Building a Sustainable Partnership: The Path Forward
The path forward for Saudi Arabia’s African strategy must navigate these complex social and political landscapes. Success will likely depend on shifting from pure land acquisition models toward more collaborative, mutually beneficial frameworks. This could include:
- Joint Ventures: Partnering with African agribusinesses and smallholder farmers, providing capital and technology in exchange for production quotas, rather than outright land control.
- Technology Transfer: Investing in sustainable irrigation, drought-resistant crop research, and post-harvest infrastructure that benefits both export yields and local food systems.
- Community Engagement: Ensuring transparent consultation, fair compensation, and tangible local benefits like job creation, schools, and clinics to foster social license to operate.

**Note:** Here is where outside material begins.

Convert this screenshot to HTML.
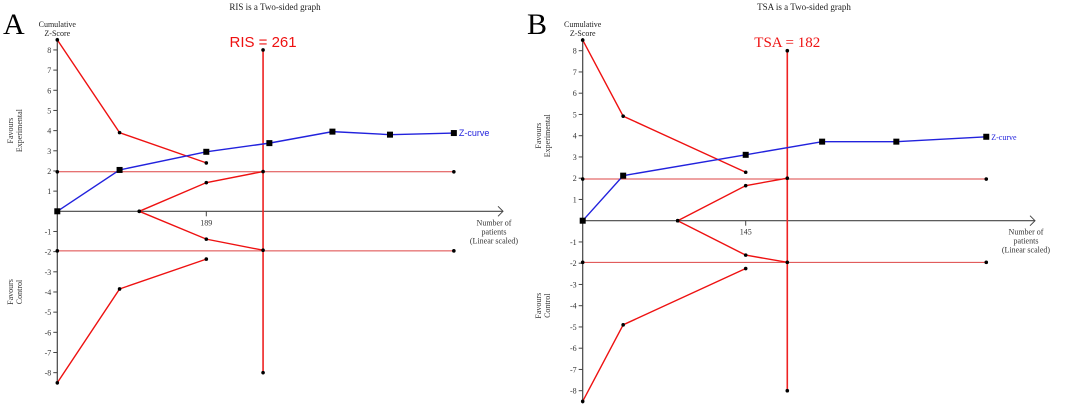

Saudi Arabia’s quest for food security is a story of geopolitical necessity meeting finite planetary resources. Its pivot to Africa is a pragmatic response to climate and demographic pressures. However, the long-term viability of this strategy hinges on its ability to foster true partnerships—where food security for Riyadh does not come at the cost of insecurity for African farmers. The ultimate test will be whether these investments can nourish both the tables of the Gulf and the soils and communities of the continent.